■ BRIEF
Determine the number of lines that have the string "matplotlib" in them, and give only that number.

■ INPUT MATERIAL

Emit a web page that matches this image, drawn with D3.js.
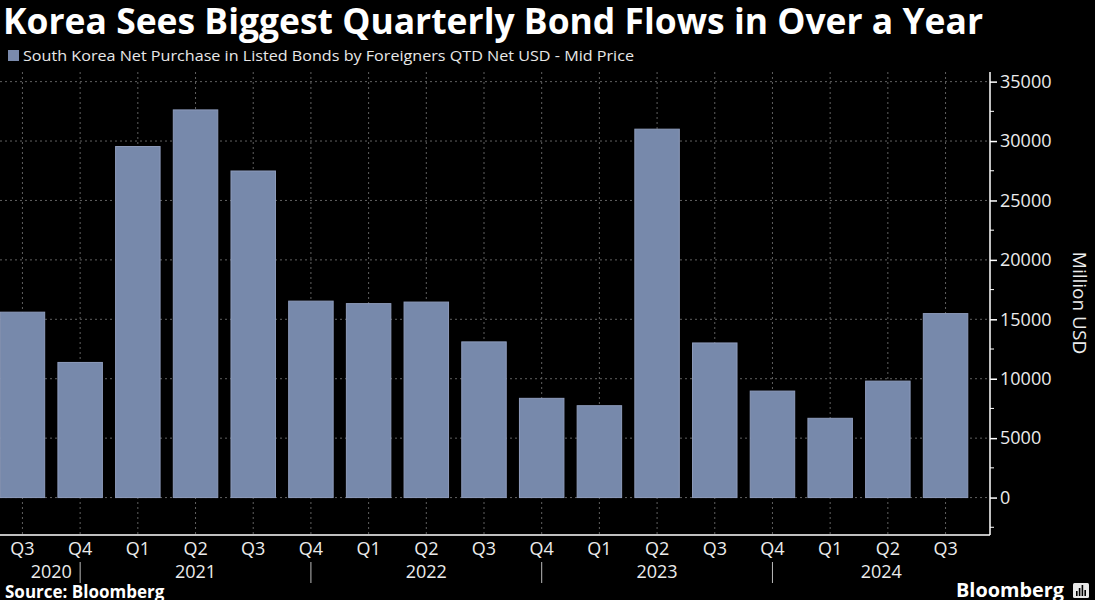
<!DOCTYPE html>
<html>
<head>
<meta charset="utf-8">
<script src="https://cdn.jsdelivr.net/npm/d3@7"></script>
<style>
  html, body { margin: 0; padding: 0; background: #000; }
  svg { display: block; }
  text { font-family: "Open Sans", "Liberation Sans", sans-serif; }
</style>
</head>
<body>
<svg id="chart" width="1095" height="600"></svg>
<script>
// ---- Data ----
const title = "Korea Sees Biggest Quarterly Bond Flows in Over a Year";
const seriesName = "South Korea Net Purchase in Listed Bonds by Foreigners QTD Net USD - Mid Price";
const quarters = ["Q3","Q4","Q1","Q2","Q3","Q4","Q1","Q2","Q3","Q4","Q1","Q2","Q3","Q4","Q1","Q2","Q3"];
const years    = [2020,2020,2021,2021,2021,2021,2022,2022,2022,2022,2023,2023,2023,2023,2024,2024,2024];
const values   = [15600,11370,29540,32620,27480,16530,16320,16450,13100,8350,7730,31000,13010,8960,6670,9800,15480];
const yTicks   = [0,5000,10000,15000,20000,25000,30000,35000];
const yMinorTicks = [-2500,2500,7500,12500,17500,22500,27500,32500];
const yearLabels = ["2020","2021","2022","2023","2024"];
const axisTitle = "Million USD";
const source = "Source: Bloomberg";

// ---- Layout ----
const svg = d3.select("#chart");
const plotLeft = 0, plotRight = 990, plotTop = 72, plotBottom = 535;
const keys = quarters.map((q, i) => years[i] + " " + q);

const x = d3.scaleBand().domain(keys).range([-13, 981]).paddingInner(0.229).paddingOuter(0.229);
const y = d3.scaleLinear().domain([-3150, 35810]).range([plotBottom, plotTop]);

svg.append("rect").attr("width", 1095).attr("height", 600).attr("fill", "#000");

// Title
svg.append("text").text(title)
  .attr("x", 3).attr("y", 34)
  .attr("font-size", 35).attr("font-weight", 700).attr("fill", "#ffffff")
  .attr("textLength", 980).attr("lengthAdjust", "spacingAndGlyphs");

// Legend
svg.append("rect").attr("x", 8).attr("y", 50).attr("width", 11).attr("height", 11).attr("fill", "#7a8aac");
svg.append("text").text(seriesName)
  .attr("x", 23).attr("y", 61)
  .attr("font-size", 15).attr("fill", "#e8e8e8")
  .attr("textLength", 611).attr("lengthAdjust", "spacingAndGlyphs");

// Grid
const grid = svg.append("g");
grid.selectAll("line.h").data(yTicks).join("line")
  .attr("x1", plotLeft).attr("x2", plotRight)
  .attr("y1", d => y(d)).attr("y2", d => y(d))
  .attr("stroke", "#606060").attr("stroke-width", 1).attr("stroke-dasharray", "2,3");
grid.selectAll("line.v").data(keys).join("line")
  .attr("x1", d => x(d) + x.bandwidth()/2).attr("x2", d => x(d) + x.bandwidth()/2)
  .attr("y1", plotTop).attr("y2", plotBottom)
  .attr("stroke", "#606060").attr("stroke-width", 1).attr("stroke-dasharray", "2,3");

// Bars
svg.append("g").selectAll("rect").data(values).join("rect")
  .attr("x", (d, i) => x(keys[i]))
  .attr("width", x.bandwidth())
  .attr("y", d => y(Math.max(0, d)))
  .attr("height", d => Math.abs(y(d) - y(0)))
  .attr("fill", "#7789ab")
  .attr("stroke", "#8e9cbc").attr("stroke-width", 1);

// Y axis (right)
const yAxis = d3.axisRight(y).tickValues(yTicks).tickSize(7).tickPadding(3).tickFormat(d3.format("d"));
const gy = svg.append("g").attr("transform", `translate(${plotRight},0)`).call(yAxis);
gy.select(".domain").remove();
gy.selectAll(".tick line").attr("stroke", "#ffffff").attr("stroke-width", 1.5);
gy.selectAll(".tick text").attr("fill", "#ececec").attr("font-size", 18)
  .attr("font-family", "'Open Sans', sans-serif");
svg.append("g").selectAll("line").data(yMinorTicks).join("line")
  .attr("x1", plotRight).attr("x2", plotRight + 4)
  .attr("y1", d => y(d)).attr("y2", d => y(d))
  .attr("stroke", "#ffffff").attr("stroke-width", 1);
svg.append("line").attr("x1", plotRight).attr("x2", plotRight)
  .attr("y1", plotTop).attr("y2", plotBottom).attr("stroke", "#ffffff").attr("stroke-width", 1.5);

// X axis line
svg.append("line").attr("x1", plotLeft).attr("x2", plotRight)
  .attr("y1", plotBottom).attr("y2", plotBottom).attr("stroke", "#ffffff").attr("stroke-width", 1.5);

// Quarter labels
svg.append("g").selectAll("text").data(keys).join("text")
  .attr("x", d => x(d) + x.bandwidth()/2).attr("y", 555)
  .attr("text-anchor", "middle").attr("font-size", 18).attr("fill", "#ececec")
  .text((d, i) => quarters[i]);

// Year separators (at last quarter of each year, except final)
const sepX = [];
keys.forEach((k, i) => {
  if (i < keys.length - 1 && years[i + 1] !== years[i]) sepX.push(x(k) + x.bandwidth()/2);
});
svg.append("g").selectAll("line").data(sepX).join("line")
  .attr("x1", d => d).attr("x2", d => d).attr("y1", 562).attr("y2", 583)
  .attr("stroke", "#bbbbbb").attr("stroke-width", 1);

// Year labels centered in their spans
const firstCenter = x(keys[0]) + x.bandwidth()/2;
const bounds = [firstCenter, ...sepX, plotRight];
svg.append("g").selectAll("text").data(yearLabels).join("text")
  .attr("x", (d, i) => (bounds[i] + bounds[i + 1]) / 2).attr("y", 578)
  .attr("text-anchor", "middle").attr("font-size", 18).attr("fill", "#ececec")
  .text(d => d);

// Axis title
svg.append("text").text(axisTitle)
  .attr("transform", "translate(1073,303) rotate(90)")
  .attr("text-anchor", "middle").attr("font-size", 19).attr("fill", "#ececec");

// Source
svg.append("text").text(source)
  .attr("x", 5).attr("y", 598).attr("font-size", 17).attr("font-weight", 700).attr("fill", "#ffffff");

// Bloomberg logo
svg.append("text").text("Bloomberg")
  .attr("x", 956).attr("y", 597).attr("font-size", 20).attr("font-weight", 700).attr("fill", "#ffffff")
  .attr("textLength", 108).attr("lengthAdjust", "spacingAndGlyphs");
const logo = svg.append("g").attr("transform", "translate(1073,583)");
logo.append("rect").attr("width", 16).attr("height", 15).attr("rx", 1.5).attr("fill", "#e8e8e8");
logo.selectAll("rect.b").data([5, 8, 11, 6]).join("rect")
  .attr("x", (d, i) => 3 + i * 2.8).attr("y", d => 13 - d).attr("width", 1.6).attr("height", d => d).attr("fill", "#000");
</script>
</body>
</html>
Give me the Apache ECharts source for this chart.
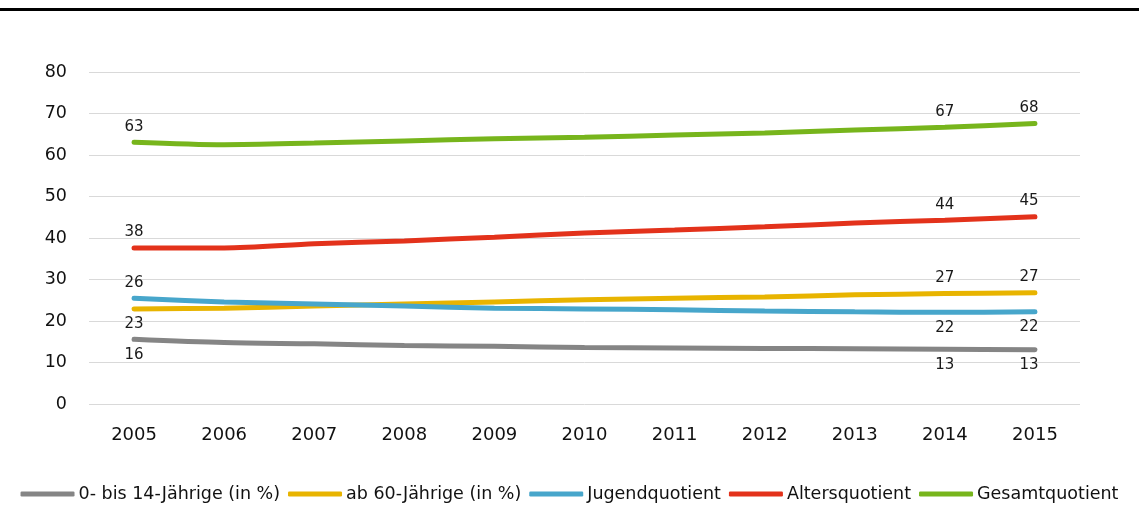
<!DOCTYPE html>
<html>
<head>
<meta charset="utf-8">
<script src="https://cdn.jsdelivr.net/npm/echarts@6/dist/echarts.min.js"></script>
<style>
  html, body { margin: 0; padding: 0; background: #fff; }
  #chart { width: 1139px; height: 507px; }
</style>
</head>
<body>
<div id="chart"></div>
<script>
// Jahre (Kategorien)
const years = ['2005', '2006', '2007', '2008', '2009', '2010', '2011', '2012', '2013', '2014', '2015'];

// Werte je Reihe
const kinder   = [15.6, 14.8, 14.5, 14.1, 13.9, 13.6, 13.5, 13.4, 13.3, 13.2, 13.1];
const senioren = [22.9, 23.1, 23.6, 24.1, 24.6, 25.1, 25.5, 25.8, 26.3, 26.6, 26.8];
const jugendQ  = [25.5, 24.6, 24.1, 23.6, 23.1, 22.9, 22.7, 22.4, 22.2, 22.1, 22.2];
const altersQ  = [37.6, 37.6, 38.6, 39.3, 40.2, 41.2, 41.9, 42.7, 43.6, 44.3, 45.1];
const gesamtQ  = [63.1, 62.5, 62.9, 63.4, 63.9, 64.3, 64.8, 65.3, 66.0, 66.7, 67.6];

// Achsenbeschriftung
const yTicks = [0, 10, 20, 30, 40, 50, 60, 70, 80];

const seriesNames = ['0- bis 14-Jährige (in %)', 'ab 60-Jährige (in %)', 'Jugendquotient', 'Altersquotient', 'Gesamtquotient'];
const colors = ['#858585', '#e8b400', '#47a6cb', '#e3321b', '#77b51c'];

// Indizes der beschrifteten Punkte und deren Position
const labelled = [0, 9, 10];
const labelPos = [
  ['bottom', 'bottom', 'bottom'],
  ['bottom', 'top', 'top'],
  ['top', 'bottom', 'bottom'],
  ['top', 'top', 'top'],
  ['top', 'top', 'top']
];

const FONT = 'DejaVu Sans';

function buildData(values, si) {
  return values.map((v, i) => {
    const k = labelled.indexOf(i);
    if (k < 0) return v;
    return {
      value: v,
      label: {
        show: true,
        position: labelPos[si][k],
        distance: 8,
        offset: [i === values.length - 1 ? -6 : 0, 0],
        formatter: p => Math.round(p.value),
        fontFamily: FONT,
        fontSize: 15,
        color: '#1a1a1a'
      }
    };
  });
}

const allValues = [kinder, senioren, jugendQ, altersQ, gesamtQ];

const chart = echarts.init(document.getElementById('chart'), null, { renderer: 'canvas' });
chart.setOption({
  animation: false,
  color: colors,
  graphic: [{
    type: 'rect',
    shape: { x: 0, y: 8, width: 1139, height: 3 },
    style: { fill: '#000' }
  }],
  grid: { left: 89, right: 59, top: 72, bottom: 103 },
  legend: {
    left: 'center',
    bottom: 4,
    padding: 0,
    itemWidth: 54,
    itemHeight: 5,
    itemGap: 8,
    icon: 'roundRect',
    textStyle: { fontFamily: FONT, fontSize: 17.5, color: '#111', padding: [0, 0, 0, -1] },
    data: seriesNames
  },
  xAxis: {
    type: 'category',
    data: years,
    boundaryGap: true,
    axisLine: { show: false },
    axisTick: { show: false },
    axisLabel: { fontFamily: FONT, fontSize: 18, color: '#111', margin: 22 }
  },
  yAxis: {
    type: 'value',
    min: yTicks[0],
    max: yTicks[yTicks.length - 1],
    interval: 10,
    axisLine: { show: false },
    axisTick: { show: false },
    axisLabel: { fontFamily: FONT, fontSize: 17.5, color: '#111', margin: 22 },
    splitLine: { lineStyle: { color: '#d9d9d9', width: 1 } }
  },
  series: allValues.map((vals, si) => ({
    name: seriesNames[si],
    type: 'line',
    data: buildData(vals, si),
    smooth: 0.3,
    symbol: 'circle',
    symbolSize: 0,
    showSymbol: true,
    lineStyle: { width: 5, cap: 'round', color: colors[si] },
    itemStyle: { color: colors[si] }
  }))
});
</script>
</body>
</html>
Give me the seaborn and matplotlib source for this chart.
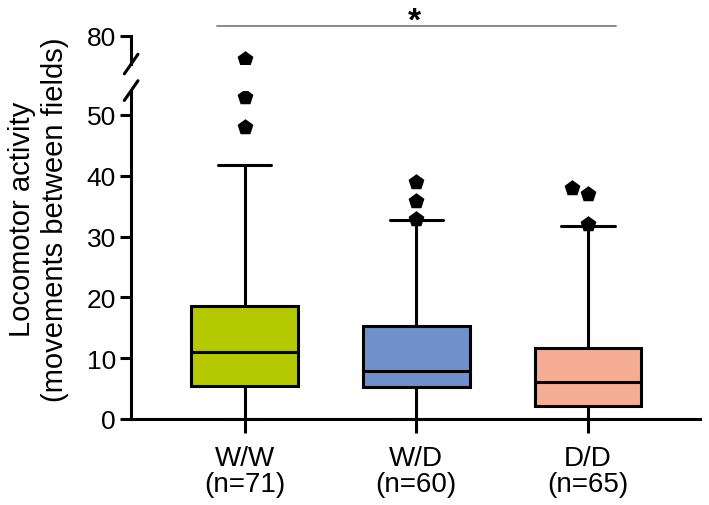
import pandas as pd
import seaborn as sns
import matplotlib.pyplot as plt

groups = ["W/W", "W/D", "D/D"]
n_labels = ["(n=71)", "(n=60)", "(n=65)"]
whisker_low = [0.0, 0.0, 0.0]
q1 = [5.4, 5.3, 2.1]
median = [11.0, 7.9, 6.1]
q3 = [18.6, 15.3, 11.7]
whisker_high = [41.8, 32.7, 31.8]
outliers_ww = [70.0, 53.0, 48.0]
outliers_wd = [39.0, 35.9, 32.9]
outliers_dd = [38.0, 37.0, 32.1]
colors = ["#b4c900", "#7090cb", "#f5ad94"]

sns.set_style("ticks", {"axes.edgecolor": "black", "text.color": "black",
                        "xtick.color": "black", "ytick.color": "black",
                        "axes.labelcolor": "black"})
plt.rcParams["font.family"] = ["Liberation Sans", "DejaVu Sans"]

# five-number summaries -> long table for the boxes
rows = []
for i, g in enumerate(groups):
    for v in [whisker_low[i], q1[i], median[i], q3[i], whisker_high[i]]:
        rows.append({"group": g, "value": v})
box_df = pd.DataFrame(rows)

out_rows = []
for g, vals in zip(groups, [outliers_ww, outliers_wd, outliers_dd]):
    for v in vals:
        out_rows.append({"group": g, "value": v})
out_df = pd.DataFrame(out_rows)

fig = plt.figure(figsize=(7.09, 5.06), dpi=100)
ax = fig.add_axes([0.185, 0.170, 0.802, 0.649])
ax_top = fig.add_axes([0.185, 0.8715, 0.802, 0.0554])

lw = 2.2
sns.boxplot(data=box_df, x="group", y="value", order=groups, hue="group",
            palette=colors, saturation=1, width=0.62, whis=(0, 100),
            linecolor="black", linewidth=lw, legend=False, ax=ax)
for a in (ax, ax_top):
    sns.swarmplot(data=out_df, x="group", y="value", order=groups,
                  color="black", marker="p", size=12, ax=a)

ax.set_ylim(0, 54)
ax.set_xlim(-0.66, 2.65)
ax.set_yticks([0, 10, 20, 30, 40, 50])
ax.set_xticks(range(3))
ax.set_xticklabels([f"{g}\n{n}" for g, n in zip(groups, n_labels)],
                   fontsize=20, linespacing=1.0)
ax.tick_params(axis="y", labelsize=19, length=8, width=2.2, pad=3)
ax.tick_params(axis="x", length=10, width=2.2, pad=9)
ax.set_xlabel("")
ax.set_ylabel("Locomotor activity\n(movements between fields)", fontsize=21,
              linespacing=1.2)
ax.yaxis.set_label_coords(-0.11, 0.61)
sns.despine(ax=ax)
for s in ("left", "bottom"):
    ax.spines[s].set_linewidth(2.2)

ax_top.set_ylim(68, 80)
ax_top.set_xlim(-0.66, 2.65)
ax_top.set_yticks([80])
ax_top.tick_params(axis="y", labelsize=19, length=8, width=2.2, pad=3)
ax_top.set_xticks([])
ax_top.set_xlabel("")
ax_top.set_ylabel("")
sns.despine(ax=ax_top, bottom=True)
ax_top.spines["left"].set_linewidth(2.2)
ax_top.patch.set_alpha(0)

# axis break slashes
ax_top.plot([-0.012, 0.012], [-0.35, 0.35], transform=ax_top.transAxes,
            color="black", lw=2.2, clip_on=False)
ax.plot([-0.012, 0.012], [0.97, 1.03], transform=ax.transAxes,
        color="black", lw=2.2, clip_on=False)

# significance bar
ax_top.plot([-0.16, 2.16], [84.3, 84.3], color="#808080", lw=1.3, clip_on=False)
ax_top.text(0.99, 82.6, "*", ha="center", va="baseline", fontsize=24,
            fontweight="bold", clip_on=False)

fig.savefig("out.png", dpi=100)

■ SOLUTION TO THIS TASK
2